Compassion and empathy are Christian virtues that Jesus taught us to cultivate. Jesus’ command “love our neighbor as ourselves” (Matthew 22:38) is a central to our Christian faith. We cannot love unless we empathize with our neighbor and seek to understand his or her situation. As St. Paul wrote, “Rejoice with those who rejoice, weep with those who weep” (Romans 12:15).
Now empathy and compassion are not restricted to the church. Seth Godin is a respected author on marketing and business. He wrote in his blog yesterday about the need for empathy in customer service.
But of course, you’re not.
And this is the most important component of strategic marketing: we’re not our customer.
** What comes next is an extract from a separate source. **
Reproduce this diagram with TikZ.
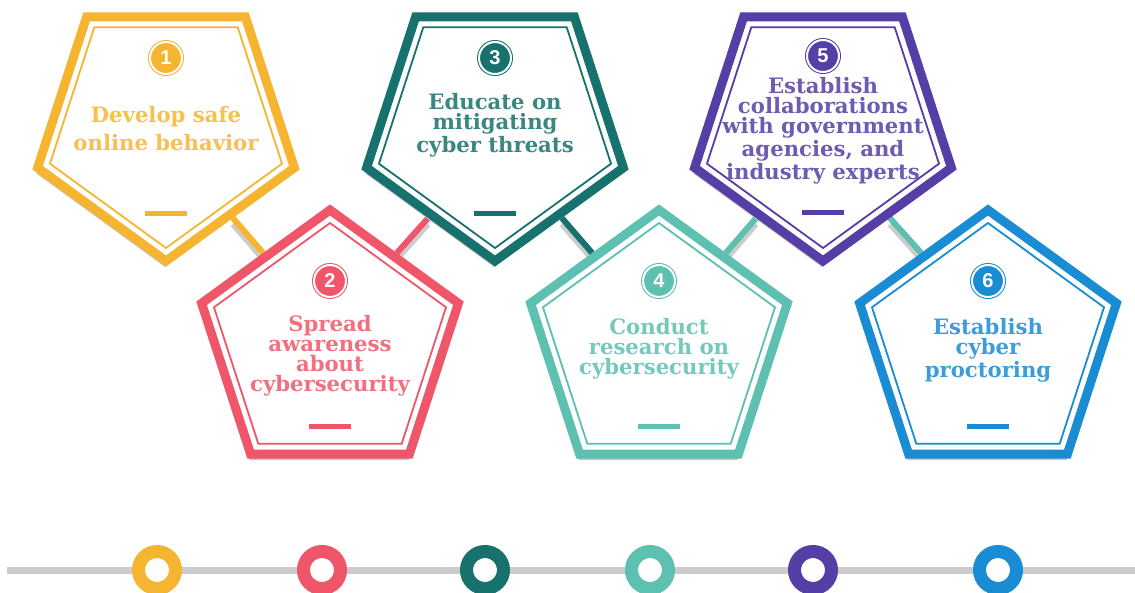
\documentclass[tikz,border=0pt]{standalone}
\usepackage{fontspec}
\setmainfont{DejaVu Serif}
\setsansfont{Liberation Sans}
\usetikzlibrary{shapes.geometric,shadows,backgrounds}
\definecolor{cyYellow}{HTML}{F5B530}
\definecolor{cyRed}{HTML}{F0566A}
\definecolor{cyDark}{HTML}{17716D}
\definecolor{cyTeal}{HTML}{5DC0B0}
\definecolor{cyPurple}{HTML}{553EA5}
\definecolor{cyBlue}{HTML}{1A8CD3}
\begin{document}
\begin{tikzpicture}[x=0.5pt,y=-0.5pt,line width=0.5pt,font=\bfseries\fontsize{10.6}{10}\selectfont,
	pent/.style={regular polygon,regular polygon sides=5,minimum size=135pt,inner sep=0pt,draw=#1,line width=4.5pt,fill=white,drop shadow={shadow xshift=-0.5pt,shadow yshift=-3pt,fill=black!22,opacity=1}},
	pentin/.style={regular polygon,regular polygon sides=5,minimum size=122pt,inner sep=0pt,draw=#1,line width=0.9pt},
	num/.style={circle,minimum size=16pt,inner sep=0pt,fill=#1,draw=#1,double=white,double distance=1pt,text=white,font=\sffamily\bfseries\fontsize{10}{10}\selectfont},
	bar/.style={fill=#1,minimum width=21pt,minimum height=2.5pt,inner sep=0pt},
	lbl/.style={align=center,anchor=north,inner sep=0pt,text=#1!85!white},
	link/.style={draw=#1,line width=3pt},
	track/.style={draw=black!20,line width=3.5pt},
	ring/.style={circle,minimum size=18.5pt,inner sep=0pt,draw=#1,line width=6.5pt,fill=white}]
	\useasboundingbox (0,0) rectangle (1135,593);
	\path (7,570) coordinate (L)
	(1135,570) coordinate (R);
	\foreach \i/\x/\y/\r/\ny/\by/\c in {1/166/126/180/58/214/cyYellow,2/330/345/0/281/426/cyRed,3/495/126/180/58/214/cyDark,4/659/345/0/281/426/cyTeal,5/823/126/180/56/213/cyPurple,6/988/345/0/281/426/cyBlue}{
		\node[pent=\c,shape border rotate=\r] (p\i) at (\x,\y) {};
		\node[pentin=\c,shape border rotate=\r] (q\i) at (\x,\y) {};
		\node[num=\c] (n\i) at (\x,\ny) {\i};
		\node[bar=\c] (d\i) at (\x,\by) {};
	}
	\begin{scope}[on background layer]
	\foreach \a/\b/\s/\c in {1/2/1/cyYellow,2/3/5/cyRed,3/4/1/cyDark,4/5/5/cyTeal,5/6/1/cyTeal}{
		\draw[link=black!20,transform canvas={yshift=-3pt}] (p\a.side \s) -- (p\b.side \s);
		\draw[link=\c] (p\a.side \s) -- (p\b.side \s);
	}
	\end{scope}
	\node[lbl=cyYellow] (t1) at (166,106) {Develop safe\\[2.5pt]online behavior};
	\node[lbl=cyRed] (t2) at (330,315) {Spread\\awareness\\about\\cybersecurity};
	\node[lbl=cyDark] (t3) at (495,93) {Educate on\\mitigating\\cyber threats};
	\node[lbl=cyTeal] (t4) at (659,318) {Conduct\\research on\\cybersecurity};
	\node[lbl=cyPurple] (t5) at (823,77) {Establish\\collaborations\\with government\\agencies, and\\industry experts};
	\node[lbl=cyBlue] (t6) at (988,318) {Establish\\cyber\\proctoring};
	\draw[track] (L) -- (R);
	\foreach \i/\x/\c in {1/157/cyYellow,2/322/cyRed,3/485/cyDark,4/650/cyTeal,5/813/cyPurple,6/998/cyBlue}
		\node[ring=\c] (c\i) at (\x,570) {};
\end{tikzpicture}
\end{document}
Empathy isn’t dictated to us by a focus group or a statistical analysis. Empathy is the powerful (and rare) ability to imagine what motivates someone else to act. . .
When a teacher can’t see why a student is stuck, or when an interface designer dismisses the 12% of the users who can’t find the ‘off’ switch… we’re seeing a failure of empathy, not a flaw in the user base.
When we call a prospect stupid for not choosing us, when we resort to blunt promotional tactics to get attention we could have earned with a more graceful approach–these are the symptoms that we’ve forgotten how to be empathetic.
You don’t have to wear panty hose to be a great brand manager at L’eggs, nor do you need to be unemployed to work on a task force on getting people back to work. What is required, though, is a persistent effort to understand how other people see the world, and to care about it.
Seth’s last point, “to care about it” is part of what it means to have spiritual emotions such as compassion and empathy. Our faith can impact our daily lives, even at work.
Lord Jesus, teach me to care about the people and thing for which you are passionate.